Una descrizione che si avvicina molto alla testimonianza di Irma Mattarella, la quale aveva descritto l’assassino del marito: occhi di ghiaccio e andatura ballonzolante, quasi identico al capo dei Nar Fioravanti; ma, ricordiamo, che rimanda anche al boss Madonia (mai processato per la vicenda).
L'estrema somiglianza tra i due non è frutto di congetture ma un dato riportato dagli stessi giudici della terza sezione della Corte di assise di appello di Palermo (17 febbraio 1998) - quella sui cosiddetti "delitti politici", che mandò assolti Fioravanti e Gilberto Cavallini: "Invero (il collegio) esaminando le fotografie dei due soggetti e le schede antropometriche acquisite, balza all'evidenza una solare somiglianza tra i due che hanno tratti somatici molto simili sia con riferimento al colorito degli occhi, all'altezza, al taglio e al colore dei capelli e comunque ai tratti complessivi del viso, anche l'età dei due, poi, appartiene alla stessa fascia".

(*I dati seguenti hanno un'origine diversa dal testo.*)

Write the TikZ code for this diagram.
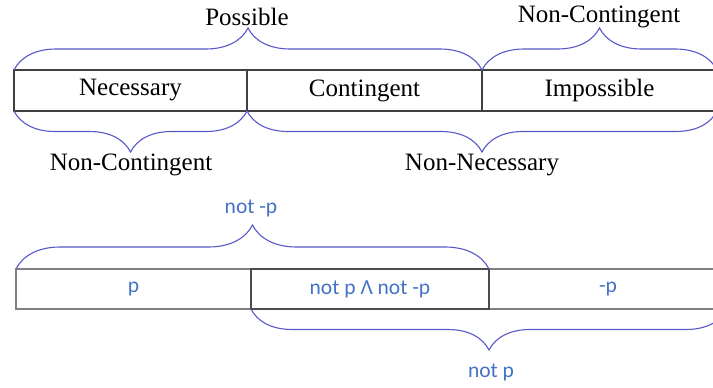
\documentclass[tikz,border=0pt]{standalone}
\usepackage{fontspec}
\setmainfont{Liberation Serif}
\newfontfamily\calib{Carlito}
\usetikzlibrary{decorations.pathreplacing}
\definecolor{bracecol}{RGB}{88,88,200}
\definecolor{txtblue}{RGB}{68,114,196}
\begin{document}
\begin{tikzpicture}[x=1pt,y=-1pt,
  topbox/.style={draw=black!75, line width=1.1pt, minimum width=#1, minimum height=41pt,
    inner sep=0pt, outer sep=0pt, anchor=north west, font=\fontsize{25}{30}\selectfont},
  lowbox/.style={draw=black!50, line width=1.4pt, minimum width=#1, minimum height=40pt,
    inner sep=0pt, outer sep=0pt, anchor=north west, text=txtblue, font=\calib\fontsize{21.5}{26}\selectfont},
  midbox/.style={lowbox=#1, draw=black!70, line width=2pt},
  brace/.style={draw=bracecol, line width=1.1pt, decorate, decoration={brace, amplitude=#1}},
  serlabel/.style={anchor=base, inner sep=0pt, font=\fontsize{25}{30}\selectfont},
  bluelabel/.style={anchor=base, inner sep=0pt, text=txtblue, font=\calib\fontsize{21.5}{26}\selectfont}]
\useasboundingbox (0,0) rectangle (713,388);
% top row
\node[topbox=233pt] (nec) at (14,70) {Necessary};
\node[topbox=235pt] (con) at (nec.north east) {Contingent};
\node[topbox=235pt] (imp) at (con.north east) {Impossible};
% top braces
\draw[brace=42pt] (nec.north west) -- (con.north east);
\draw[brace=42pt] (imp.north west) -- (imp.north east);
\draw[brace=41pt] (nec.south east) -- (nec.south west);
\draw[brace=41pt] (imp.south east) -- (con.south west);
\node[serlabel] (lpos) at (247,26) {Possible};
\node[serlabel] (lnc1) at (599,23) {Non-Contingent};
\node[serlabel] (lnc2) at (131,170) {Non-Contingent};
\node[serlabel] (lnn) at (482,170) {Non-Necessary};
% bottom row
\node[lowbox=235pt] (p) at (16,269) {p};
\node[lowbox=238pt] (neg) at (489,269) {-p};
\node[midbox=238pt] (mid) at (p.north east) {not p Λ not -p};
\draw[brace=44pt] (p.north west) -- (mid.north east);
\draw[brace=41pt] (neg.south east) -- (mid.south west);
\node[bluelabel] (lnotneg) at (251,213) {not -p};
\node[bluelabel] (lnotp) at (491,377) {not p};
\end{tikzpicture}
\end{document}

Nella stessa sentenza vennero condannati i soli appartenenti alla cupola mafiosa (Riina e soci), ma il volto degli esecutori rimane ancor oggi ignoto.
Ma se non sono stati i Nar chi ha assassinato il fratello del presidente della Repubblica?

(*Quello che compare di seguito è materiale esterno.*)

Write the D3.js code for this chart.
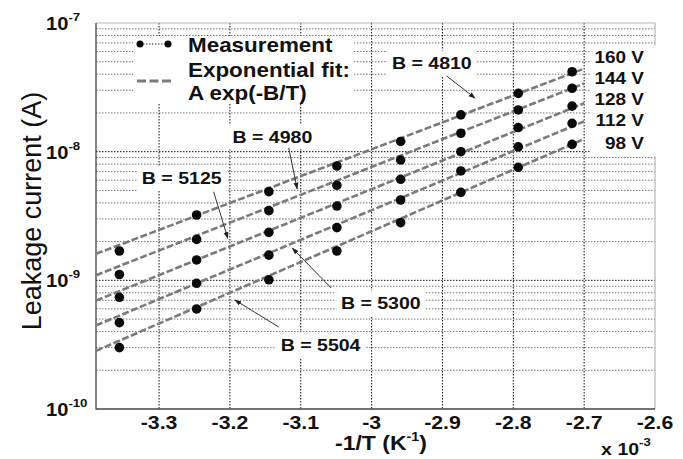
<!DOCTYPE html>
<html>
<head>
<meta charset="utf-8">
<script src="https://cdn.jsdelivr.net/npm/d3@7"></script>
<style>
body { margin: 0; background: #fff; }
svg { display: block; font-family: Arial, "Liberation Sans", sans-serif; }
</style>
</head>
<body>
<svg id="chart"></svg>
<script>
var width = 683;
var height = 459;

// -1/T in units of 1e-3 K^-1 (T = 298 ... 368 K)
var invT = [-3.356, -3.247, -3.145, -3.049, -2.959, -2.874, -2.793, -2.717];

// leakage current (A) per bias voltage
var voltages = ['160 V', '144 V', '128 V', '112 V', '98 V'];
var current160 = [1.69e-9, 3.22e-9, 4.89e-9, 7.74e-9, 1.20e-8, 1.93e-8, 2.84e-8, 4.18e-8];
var current144 = [1.11e-9, 2.08e-9, 3.48e-9, 5.48e-9, 8.61e-9, 1.39e-8, 2.11e-8, 3.11e-8];
var current128 = [7.38e-10, 1.44e-9, 2.36e-9, 3.78e-9, 6.10e-9, 9.99e-9, 1.54e-8, 2.26e-8];
var current112 = [4.69e-10, 9.48e-10, 1.57e-9, 2.57e-9, 4.21e-9, 7.08e-9, 1.09e-8, 1.66e-8];
var current98 = [3.00e-10, 5.99e-10, 1.01e-9, 1.69e-9, 2.81e-9, 4.83e-9, 7.56e-9, 1.14e-8];
var currents = [current160, current144, current128, current112, current98];

// exponential fit  I = A exp(-B/T)
var fitB = [4810, 4980, 5125, 5300, 5504];
var fitA = [0.0193, 0.0234, 0.0243, 0.0282, 0.0357];
var fitRange = [-3.389, -2.70];

var xTicks = [-3.3, -3.2, -3.1, -3, -2.9, -2.8, -2.7, -2.6];
var xTickLabels = ['-3.3', '-3.2', '-3.1', '-3', '-2.9', '-2.8', '-2.7', '-2.6'];
var yTicks = [1e-10, 1e-9, 1e-8, 1e-7];
var yTickExp = ['-10', '-9', '-8', '-7'];

// layout --------------------------------------------------------------
var plot = {left: 96, right: 655, top: 23, bottom: 409};
var sx = 1.15;   // the reference text is a bit wide

var svg = d3.select('#chart').attr('width', width).attr('height', height);

var xScale = d3.scaleLinear()
    .domain([-3.389, -2.6])
    .range([plot.left, plot.right]);

var yScale = d3.scaleLog()
    .domain([1e-10, 1e-7])
    .range([plot.bottom, plot.top]);

svg.append('defs').append('marker')
    .attr('id', 'head')
    .attr('viewBox', '0 0 10 10')
    .attr('refX', 9).attr('refY', 5)
    .attr('markerWidth', 7).attr('markerHeight', 7)
    .attr('orient', 'auto')
  .append('path')
    .attr('d', 'M0,1.5 L10,5 L0,8.5 Z')
    .attr('fill', '#222');

function stretchText(parent, x, y, str, size, anchor, weight) {
  var g = parent.append('g')
      .attr('transform', 'translate(' + x + ',' + y + ') scale(' + sx + ',1)');
  g.append('text')
      .attr('text-anchor', anchor || 'start')
      .style('font-size', size + 'px')
      .style('font-weight', weight || 'bold')
      .attr('fill', '#111')
      .text(str);
  return g;
}

function boxBehind(g, padX, padY) {
  var b = g.node().getBBox();
  g.insert('rect', ':first-child')
      .attr('x', b.x - padX).attr('y', b.y - padY)
      .attr('width', b.width + 2 * padX).attr('height', b.height + 2 * padY)
      .attr('fill', '#fff');
}

// grid ----------------------------------------------------------------
var minor = [];
for (var e = -10; e < -7; e++) {
  for (var k = 2; k <= 9; k++) minor.push(k * Math.pow(10, e));
}

var grid = svg.append('g');
grid.selectAll('.minor').data(minor).enter().append('line')
    .attr('x1', plot.left).attr('x2', plot.right)
    .attr('y1', d => yScale(d)).attr('y2', d => yScale(d))
    .attr('stroke', '#777').attr('stroke-width', 1)
    .attr('stroke-dasharray', '1.5,1.5');

grid.selectAll('.hmajor').data(yTicks.slice(1, 3)).enter().append('line')
    .attr('x1', plot.left).attr('x2', plot.right)
    .attr('y1', d => yScale(d)).attr('y2', d => yScale(d))
    .attr('stroke', '#111').attr('stroke-width', 1)
    .attr('stroke-dasharray', '1.5,1.5');

grid.selectAll('.vmajor').data(xTicks.slice(0, 7)).enter().append('line')
    .attr('x1', d => xScale(d)).attr('x2', d => xScale(d))
    .attr('y1', plot.top).attr('y2', plot.bottom)
    .attr('stroke', '#111').attr('stroke-width', 1)
    .attr('stroke-dasharray', '1.5,1.5');

// frame
svg.append('path')
    .attr('d', 'M' + plot.left + ',' + plot.top + 'H' + plot.right + 'V' + plot.bottom)
    .attr('fill', 'none').attr('stroke', '#b5b5b5').attr('stroke-width', 1.2);
svg.append('path')
    .attr('d', 'M' + plot.left + ',' + plot.top + 'V' + plot.bottom + 'H' + plot.right)
    .attr('fill', 'none').attr('stroke', '#444').attr('stroke-width', 1.3);

// tick labels
var xLab = svg.append('g');
xTicks.forEach(function(t, i) {
  stretchText(xLab, xScale(t), 429, xTickLabels[i], 18.5, 'middle');
});

var yLab = svg.append('g');
yTicks.forEach(function(t, i) {
  var g = stretchText(yLab, 46, yScale(t) + 7, '10', 17.5, 'start');
  g.select('text').append('tspan')
      .attr('dy', -9)
      .style('font-size', '11.5px')
      .text(yTickExp[i]);
});

// axis titles
var xt = stretchText(svg, 381, 450, '-1/T (K', 20, 'middle');
xt.select('text').append('tspan').attr('dy', -9).style('font-size', '12.5px').text('-1');
xt.select('text').append('tspan').attr('dy', 9).text(')');

var xs = stretchText(svg, 626, 455, 'x 10', 17, 'middle');
xs.select('text').append('tspan').attr('dy', -9).style('font-size', '11.5px').text('-3');

svg.append('text')
    .attr('transform', 'translate(41,211) rotate(-90)')
    .attr('text-anchor', 'middle')
    .style('font-size', '27px')
    .attr('fill', '#111')
    .text('Leakage current (A)');

// fit lines ------------------------------------------------------------
var fitLine = d3.line()
    .x(d => xScale(d.x))
    .y(d => yScale(d.y));

svg.append('g').selectAll('path')
    .data(fitB)
    .enter()
    .append('path')
      .attr('d', function(b, i) {
        return fitLine(fitRange.map(x => ({x: x, y: fitA[i] * Math.exp(b * x * 1e-3)})));
      })
      .attr('fill', 'none')
      .attr('stroke', '#7a7a7a')
      .attr('stroke-width', 2.6)
      .attr('stroke-dasharray', '7,2.5');

// measurements
svg.append('g').selectAll('g')
    .data(currents)
    .enter()
    .append('g')
    .selectAll('circle')
    .data(d => d)
    .enter()
    .append('circle')
      .attr('cx', (d, j) => xScale(invT[j]))
      .attr('cy', d => yScale(d))
      .attr('r', 4.8)
      .attr('fill', '#0a0a0a');

// voltage labels
var volt = svg.append('g');
voltages.forEach(function(v, i) {
  var vy = [5.41e-8, 3.72e-8, 2.55e-8, 1.76e-8, 1.16e-8][i];
  stretchText(volt, 644, yScale(vy) + 6, v, 16.5, 'end');
});
(function() {
  var b = volt.node().getBBox();
  volt.insert('rect', ':first-child')
      .attr('x', b.x - 4).attr('y', b.y - 3)
      .attr('width', b.width + 20).attr('height', b.height + 6)
      .attr('fill', '#fff');
})();

// B annotations (positions in data units)
var notes = [
  {text: 'B = 4810', x: -2.915, y: 4.86e-8, x1: -2.894, y1: 3.87e-8, x2: -2.854, y2: 2.61e-8},
  {text: 'B = 4980', x: -3.140, y: 1.31e-8, x1: -3.117, y1: 1.07e-8, x2: -3.105, y2: 5.13e-9},
  {text: 'B = 5125', x: -3.268, y: 6.21e-9, x1: -3.223, y1: 4.89e-9, x2: -3.203, y2: 2.12e-9},
  {text: 'B = 5300', x: -2.987, y: 6.63e-10, x1: -3.057, y1: 8.72e-10, x2: -3.112, y2: 1.78e-9},
  {text: 'B = 5504', x: -3.072, y: 3.14e-10, x1: -3.131, y1: 4.34e-10, x2: -3.193, y2: 7.03e-10}
];

var noteG = svg.append('g');
notes.forEach(function(n) {
  var g = stretchText(noteG, xScale(n.x), yScale(n.y) + 6, n.text, 17, 'middle');
  boxBehind(g, 4, 3);
  noteG.append('line')
      .attr('x1', xScale(n.x1)).attr('y1', yScale(n.y1))
      .attr('x2', xScale(n.x2)).attr('y2', yScale(n.y2))
      .attr('stroke', '#333').attr('stroke-width', 1)
      .attr('marker-end', 'url(#head)');
});

// legend
var legend = svg.append('g');
legend.append('rect')
    .attr('x', 133).attr('y', 36).attr('width', 221).attr('height', 67)
    .attr('fill', '#fff');
legend.append('line')
    .attr('x1', 140).attr('x2', 168).attr('y1', 44).attr('y2', 44)
    .attr('stroke', '#333').attr('stroke-dasharray', '1.5,1.5');
legend.selectAll('circle').data([140, 168]).enter().append('circle')
    .attr('cx', d => d).attr('cy', 44).attr('r', 3.5).attr('fill', '#0a0a0a');
legend.append('line')
    .attr('x1', 137).attr('x2', 172).attr('y1', 81).attr('y2', 81)
    .attr('stroke', '#7a7a7a').attr('stroke-width', 3)
    .attr('stroke-dasharray', '9,3.5');
stretchText(legend, 188, 51.5, 'Measurement', 19.5, 'start');
stretchText(legend, 188, 77, 'Exponential fit:', 19.5, 'start');
stretchText(legend, 188, 99.5, 'A exp(-B/T)', 19.5, 'start');
</script>
</body>
</html>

Un dato viene sottolineato nella sentenza dai giudici: un "delitto voluto e deliberato dalla commissione all'unanimità non regge, sul piano logico, l'impiego di killer esterni all'organizzazione mafiosa. L'ottica dello scambio di favori, infatti, ha senso per i terroristi neri che avrebbero tratto grande vantaggio dall'aiuto della mafia. Lo stesso non è a dirsi per Cosa nostra alla quale non facevano e non fanno difetto né armi di qualsiasi tipo, né killer abili e spietati". Una tesi - quella dei killer esterni - sconfessata anche da diversi collaboratori di giustizia ritenuti attendibili, tra cui Tommaso Buscetta, Gaspare Mutolo e Francesco Di Carlo. E poi ancora, ecco il riferimento a Nino Madonia: "Tutti i collaboratori hanno altresì escluso ogni coinvolgimento di personaggi esterni all'organizzazione mafiosa nel delitto ed in particolare di terroristi neri, indicando la maggior parte in Nino Madonia il killer che si avvicinò a Mattarella per sparargli”.